▶ Directive
From the first line of the data below through the line holding "const gridTop = 129, gridBottom = 210;", output each line exactly and leave the pictures out.

▶ Source data
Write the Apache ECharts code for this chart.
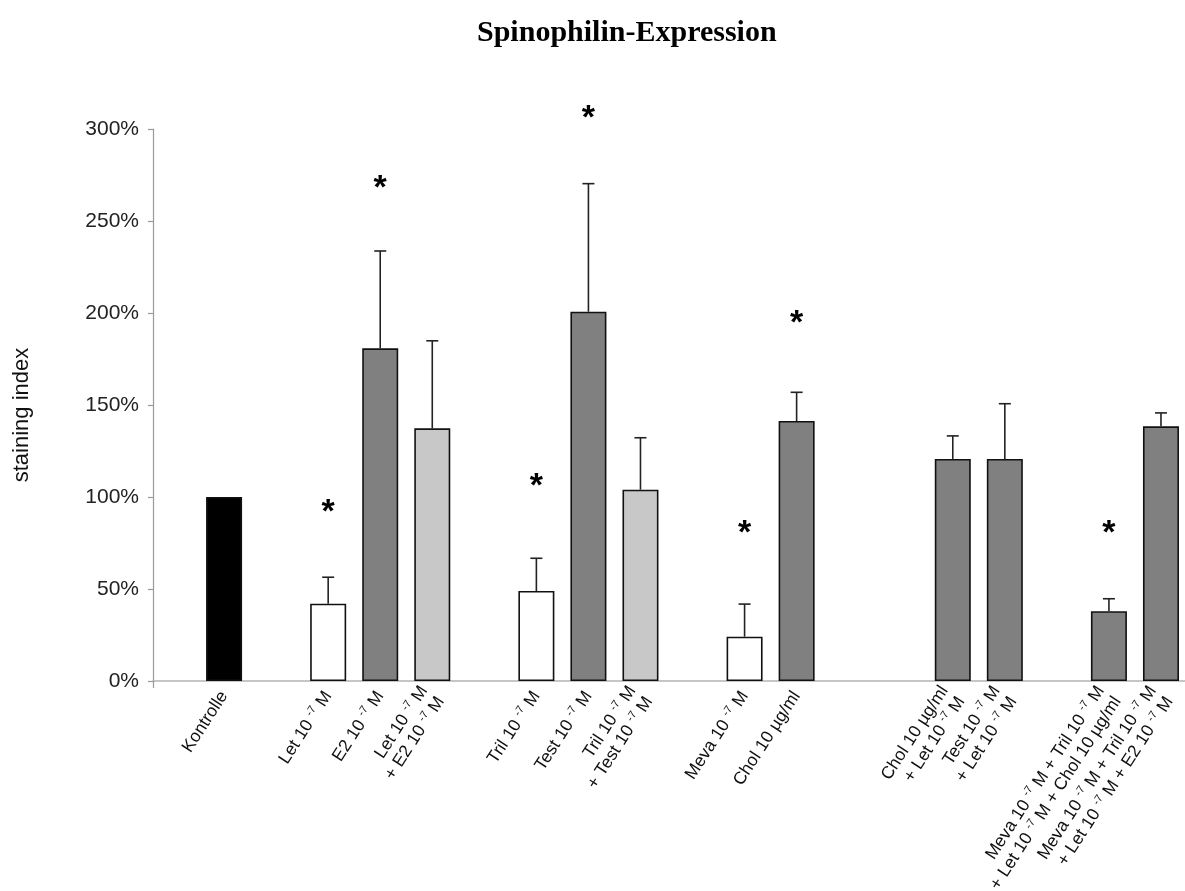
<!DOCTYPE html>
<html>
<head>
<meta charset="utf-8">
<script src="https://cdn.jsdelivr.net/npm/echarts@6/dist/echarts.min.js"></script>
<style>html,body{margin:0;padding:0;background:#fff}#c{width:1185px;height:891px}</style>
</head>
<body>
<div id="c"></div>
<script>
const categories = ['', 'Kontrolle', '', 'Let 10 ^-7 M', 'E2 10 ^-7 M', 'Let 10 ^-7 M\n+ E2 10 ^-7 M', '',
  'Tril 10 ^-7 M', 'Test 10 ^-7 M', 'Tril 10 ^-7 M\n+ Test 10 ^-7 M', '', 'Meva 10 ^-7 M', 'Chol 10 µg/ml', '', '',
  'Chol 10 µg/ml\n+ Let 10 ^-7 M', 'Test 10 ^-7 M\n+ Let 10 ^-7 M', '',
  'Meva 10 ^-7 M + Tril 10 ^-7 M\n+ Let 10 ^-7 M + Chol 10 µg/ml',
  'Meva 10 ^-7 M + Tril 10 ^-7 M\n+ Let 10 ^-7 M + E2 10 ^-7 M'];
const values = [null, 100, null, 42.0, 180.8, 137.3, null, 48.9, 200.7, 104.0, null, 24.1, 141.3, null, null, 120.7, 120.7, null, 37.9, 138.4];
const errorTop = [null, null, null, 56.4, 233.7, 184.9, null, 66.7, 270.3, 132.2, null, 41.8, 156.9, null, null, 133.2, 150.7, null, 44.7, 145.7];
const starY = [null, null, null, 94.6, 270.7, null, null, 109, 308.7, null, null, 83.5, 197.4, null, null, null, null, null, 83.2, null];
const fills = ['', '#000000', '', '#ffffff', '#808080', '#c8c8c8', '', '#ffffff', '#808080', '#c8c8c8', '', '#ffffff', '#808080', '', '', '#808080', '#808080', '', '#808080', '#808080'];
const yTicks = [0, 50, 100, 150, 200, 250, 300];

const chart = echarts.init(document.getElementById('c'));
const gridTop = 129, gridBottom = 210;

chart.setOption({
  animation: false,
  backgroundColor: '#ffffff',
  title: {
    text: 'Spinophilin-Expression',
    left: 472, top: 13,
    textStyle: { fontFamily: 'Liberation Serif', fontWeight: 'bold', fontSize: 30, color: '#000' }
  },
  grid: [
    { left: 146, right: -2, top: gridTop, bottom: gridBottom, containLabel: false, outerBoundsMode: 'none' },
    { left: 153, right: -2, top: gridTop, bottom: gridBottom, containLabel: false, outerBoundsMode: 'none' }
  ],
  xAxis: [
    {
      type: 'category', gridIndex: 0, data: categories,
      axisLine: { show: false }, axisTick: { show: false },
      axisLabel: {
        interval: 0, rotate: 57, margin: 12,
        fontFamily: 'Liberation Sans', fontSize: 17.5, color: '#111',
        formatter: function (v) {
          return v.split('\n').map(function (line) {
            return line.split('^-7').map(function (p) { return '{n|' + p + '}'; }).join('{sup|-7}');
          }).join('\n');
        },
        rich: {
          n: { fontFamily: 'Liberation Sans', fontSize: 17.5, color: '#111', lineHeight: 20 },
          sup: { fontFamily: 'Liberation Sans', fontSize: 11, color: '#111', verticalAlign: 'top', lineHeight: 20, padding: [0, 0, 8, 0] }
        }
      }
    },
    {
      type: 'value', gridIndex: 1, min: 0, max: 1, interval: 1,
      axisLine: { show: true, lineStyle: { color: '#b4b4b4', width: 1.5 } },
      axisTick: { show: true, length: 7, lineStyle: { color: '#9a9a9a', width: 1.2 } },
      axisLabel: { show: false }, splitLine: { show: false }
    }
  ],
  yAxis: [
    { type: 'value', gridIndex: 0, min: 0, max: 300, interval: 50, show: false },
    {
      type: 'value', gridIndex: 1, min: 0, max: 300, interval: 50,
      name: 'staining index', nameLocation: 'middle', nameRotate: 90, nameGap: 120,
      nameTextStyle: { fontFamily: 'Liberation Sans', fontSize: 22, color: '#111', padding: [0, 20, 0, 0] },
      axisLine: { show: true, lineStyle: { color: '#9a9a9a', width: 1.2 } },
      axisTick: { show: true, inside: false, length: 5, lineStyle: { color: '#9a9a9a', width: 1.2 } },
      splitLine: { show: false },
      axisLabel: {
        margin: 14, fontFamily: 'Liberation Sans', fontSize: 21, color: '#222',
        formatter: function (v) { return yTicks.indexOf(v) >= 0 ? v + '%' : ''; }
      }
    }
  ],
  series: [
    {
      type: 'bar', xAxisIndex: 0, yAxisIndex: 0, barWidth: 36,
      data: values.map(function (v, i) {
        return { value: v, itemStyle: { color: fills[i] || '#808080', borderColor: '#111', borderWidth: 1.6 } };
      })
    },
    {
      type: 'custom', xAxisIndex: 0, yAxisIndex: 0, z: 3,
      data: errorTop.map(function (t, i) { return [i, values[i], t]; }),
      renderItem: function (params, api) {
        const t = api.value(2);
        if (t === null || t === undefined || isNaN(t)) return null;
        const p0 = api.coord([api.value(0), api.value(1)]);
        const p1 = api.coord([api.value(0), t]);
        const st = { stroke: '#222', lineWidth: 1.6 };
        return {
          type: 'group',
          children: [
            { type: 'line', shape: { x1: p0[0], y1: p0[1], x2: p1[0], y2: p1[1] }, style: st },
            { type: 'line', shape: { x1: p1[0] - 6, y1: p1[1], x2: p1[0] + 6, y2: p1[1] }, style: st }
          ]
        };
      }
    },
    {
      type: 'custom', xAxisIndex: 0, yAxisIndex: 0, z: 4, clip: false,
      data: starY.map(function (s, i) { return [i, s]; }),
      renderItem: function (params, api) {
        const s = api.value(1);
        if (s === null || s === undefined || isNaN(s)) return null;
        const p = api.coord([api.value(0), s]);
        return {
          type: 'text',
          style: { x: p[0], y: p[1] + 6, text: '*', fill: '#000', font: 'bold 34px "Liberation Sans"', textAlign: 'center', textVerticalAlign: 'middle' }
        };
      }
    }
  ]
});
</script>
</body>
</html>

▶ Task solution
Write the Apache ECharts code for this chart.
<!DOCTYPE html>
<html>
<head>
<meta charset="utf-8">
<script src="https://cdn.jsdelivr.net/npm/echarts@6/dist/echarts.min.js"></script>
<style>html,body{margin:0;padding:0;background:#fff}#c{width:1185px;height:891px}</style>
</head>
<body>
<div id="c"></div>
<script>
const categories = ['', 'Kontrolle', '', 'Let 10 ^-7 M', 'E2 10 ^-7 M', 'Let 10 ^-7 M\n+ E2 10 ^-7 M', '',
  'Tril 10 ^-7 M', 'Test 10 ^-7 M', 'Tril 10 ^-7 M\n+ Test 10 ^-7 M', '', 'Meva 10 ^-7 M', 'Chol 10 µg/ml', '', '',
  'Chol 10 µg/ml\n+ Let 10 ^-7 M', 'Test 10 ^-7 M\n+ Let 10 ^-7 M', '',
  'Meva 10 ^-7 M + Tril 10 ^-7 M\n+ Let 10 ^-7 M + Chol 10 µg/ml',
  'Meva 10 ^-7 M + Tril 10 ^-7 M\n+ Let 10 ^-7 M + E2 10 ^-7 M'];
const values = [null, 100, null, 42.0, 180.8, 137.3, null, 48.9, 200.7, 104.0, null, 24.1, 141.3, null, null, 120.7, 120.7, null, 37.9, 138.4];
const errorTop = [null, null, null, 56.4, 233.7, 184.9, null, 66.7, 270.3, 132.2, null, 41.8, 156.9, null, null, 133.2, 150.7, null, 44.7, 145.7];
const starY = [null, null, null, 94.6, 270.7, null, null, 109, 308.7, null, null, 83.5, 197.4, null, null, null, null, null, 83.2, null];
const fills = ['', '#000000', '', '#ffffff', '#808080', '#c8c8c8', '', '#ffffff', '#808080', '#c8c8c8', '', '#ffffff', '#808080', '', '', '#808080', '#808080', '', '#808080', '#808080'];
const yTicks = [0, 50, 100, 150, 200, 250, 300];

const chart = echarts.init(document.getElementById('c'));
const gridTop = 129, gridBottom = 210;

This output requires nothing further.